*Supplied material*.

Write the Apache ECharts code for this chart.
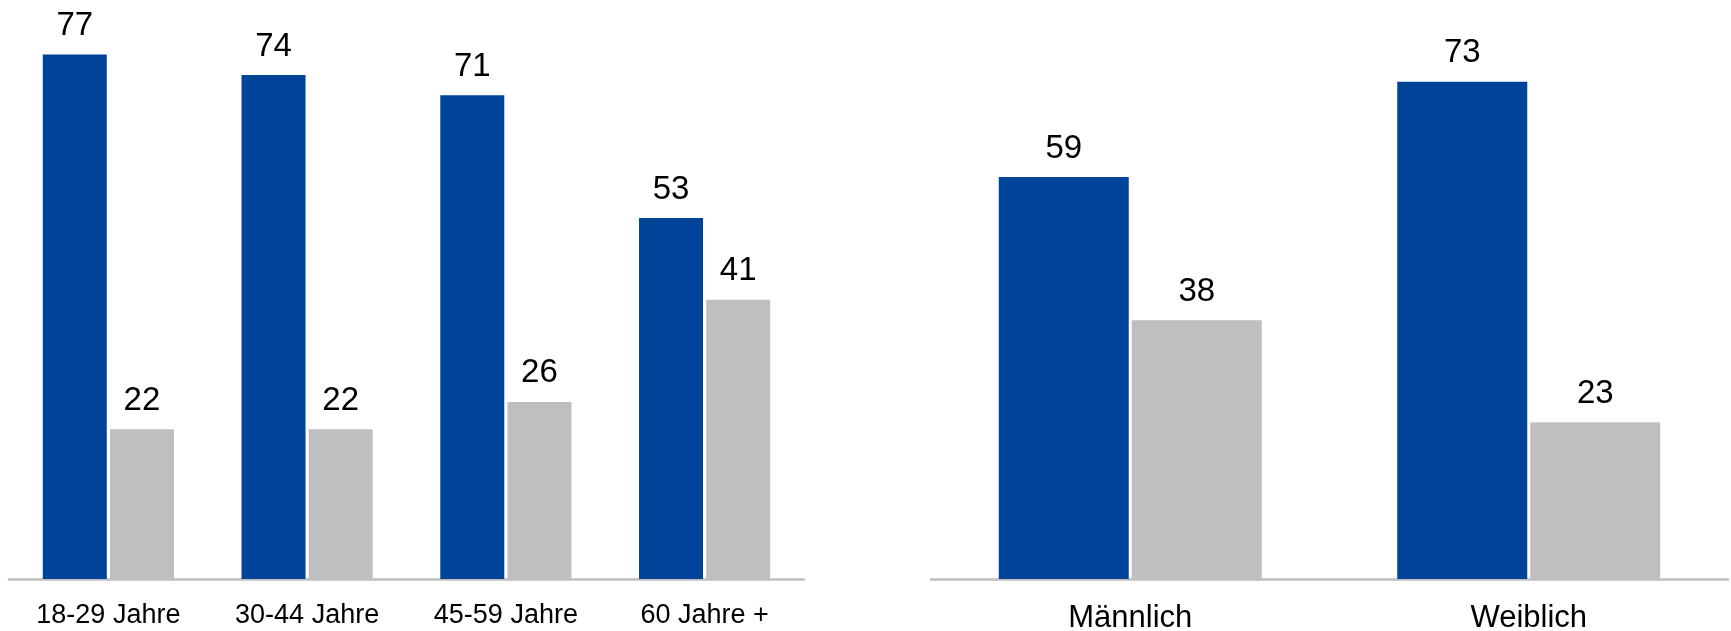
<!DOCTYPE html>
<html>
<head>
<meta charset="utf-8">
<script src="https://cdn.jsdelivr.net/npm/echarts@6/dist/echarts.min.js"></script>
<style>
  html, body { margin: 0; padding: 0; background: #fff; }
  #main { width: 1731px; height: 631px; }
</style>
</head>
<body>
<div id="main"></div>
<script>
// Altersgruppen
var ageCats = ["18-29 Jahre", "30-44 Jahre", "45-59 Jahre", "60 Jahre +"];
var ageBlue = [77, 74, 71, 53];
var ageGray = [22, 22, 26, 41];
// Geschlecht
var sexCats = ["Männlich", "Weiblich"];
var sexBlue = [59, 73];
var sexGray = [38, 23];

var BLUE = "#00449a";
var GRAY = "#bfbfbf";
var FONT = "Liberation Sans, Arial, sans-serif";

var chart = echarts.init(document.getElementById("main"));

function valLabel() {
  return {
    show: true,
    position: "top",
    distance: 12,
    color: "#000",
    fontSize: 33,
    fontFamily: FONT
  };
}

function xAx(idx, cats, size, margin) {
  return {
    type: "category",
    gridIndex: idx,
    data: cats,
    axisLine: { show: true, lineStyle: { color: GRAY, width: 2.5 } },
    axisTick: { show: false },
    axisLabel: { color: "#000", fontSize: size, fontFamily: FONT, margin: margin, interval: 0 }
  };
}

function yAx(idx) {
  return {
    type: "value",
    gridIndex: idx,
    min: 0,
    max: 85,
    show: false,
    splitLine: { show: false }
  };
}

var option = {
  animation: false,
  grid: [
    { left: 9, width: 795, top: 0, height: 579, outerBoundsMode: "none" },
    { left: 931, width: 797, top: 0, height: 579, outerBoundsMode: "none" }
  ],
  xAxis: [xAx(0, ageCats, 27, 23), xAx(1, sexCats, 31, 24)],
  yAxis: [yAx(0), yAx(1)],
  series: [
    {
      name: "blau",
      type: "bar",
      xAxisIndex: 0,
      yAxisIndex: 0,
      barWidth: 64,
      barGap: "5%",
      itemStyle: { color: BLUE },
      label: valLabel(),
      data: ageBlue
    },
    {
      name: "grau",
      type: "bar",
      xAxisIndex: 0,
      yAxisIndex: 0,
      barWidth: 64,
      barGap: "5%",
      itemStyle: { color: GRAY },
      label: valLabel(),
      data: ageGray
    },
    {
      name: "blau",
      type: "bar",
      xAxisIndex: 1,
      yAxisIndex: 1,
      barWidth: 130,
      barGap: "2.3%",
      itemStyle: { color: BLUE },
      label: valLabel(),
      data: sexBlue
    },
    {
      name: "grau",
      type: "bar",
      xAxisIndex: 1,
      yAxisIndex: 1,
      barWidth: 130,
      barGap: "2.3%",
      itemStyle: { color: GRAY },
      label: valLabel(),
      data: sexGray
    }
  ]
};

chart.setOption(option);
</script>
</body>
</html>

*Direction*. Write the lines above out again exactly, without any of their pictures.

*Expected output*.
Write the Apache ECharts code for this chart.
<!DOCTYPE html>
<html>
<head>
<meta charset="utf-8">
<script src="https://cdn.jsdelivr.net/npm/echarts@6/dist/echarts.min.js"></script>
<style>
  html, body { margin: 0; padding: 0; background: #fff; }
  #main { width: 1731px; height: 631px; }
</style>
</head>
<body>
<div id="main"></div>
<script>
// Altersgruppen
var ageCats = ["18-29 Jahre", "30-44 Jahre", "45-59 Jahre", "60 Jahre +"];
var ageBlue = [77, 74, 71, 53];
var ageGray = [22, 22, 26, 41];
// Geschlecht
var sexCats = ["Männlich", "Weiblich"];
var sexBlue = [59, 73];
var sexGray = [38, 23];

var BLUE = "#00449a";
var GRAY = "#bfbfbf";
var FONT = "Liberation Sans, Arial, sans-serif";

var chart = echarts.init(document.getElementById("main"));

function valLabel() {
  return {
    show: true,
    position: "top",
    distance: 12,
    color: "#000",
    fontSize: 33,
    fontFamily: FONT
  };
}

function xAx(idx, cats, size, margin) {
  return {
    type: "category",
    gridIndex: idx,
    data: cats,
    axisLine: { show: true, lineStyle: { color: GRAY, width: 2.5 } },
    axisTick: { show: false },
    axisLabel: { color: "#000", fontSize: size, fontFamily: FONT, margin: margin, interval: 0 }
  };
}

function yAx(idx) {
  return {
    type: "value",
    gridIndex: idx,
    min: 0,
    max: 85,
    show: false,
    splitLine: { show: false }
  };
}

var option = {
  animation: false,
  grid: [
    { left: 9, width: 795, top: 0, height: 579, outerBoundsMode: "none" },
    { left: 931, width: 797, top: 0, height: 579, outerBoundsMode: "none" }
  ],
  xAxis: [xAx(0, ageCats, 27, 23), xAx(1, sexCats, 31, 24)],
  yAxis: [yAx(0), yAx(1)],
  series: [
    {
      name: "blau",
      type: "bar",
      xAxisIndex: 0,
      yAxisIndex: 0,
      barWidth: 64,
      barGap: "5%",
      itemStyle: { color: BLUE },
      label: valLabel(),
      data: ageBlue
    },
    {
      name: "grau",
      type: "bar",
      xAxisIndex: 0,
      yAxisIndex: 0,
      barWidth: 64,
      barGap: "5%",
      itemStyle: { color: GRAY },
      label: valLabel(),
      data: ageGray
    },
    {
      name: "blau",
      type: "bar",
      xAxisIndex: 1,
      yAxisIndex: 1,
      barWidth: 130,
      barGap: "2.3%",
      itemStyle: { color: BLUE },
      label: valLabel(),
      data: sexBlue
    },
    {
      name: "grau",
      type: "bar",
      xAxisIndex: 1,
      yAxisIndex: 1,
      barWidth: 130,
      barGap: "2.3%",
      itemStyle: { color: GRAY },
      label: valLabel(),
      data: sexGray
    }
  ]
};

chart.setOption(option);
</script>
</body>
</html>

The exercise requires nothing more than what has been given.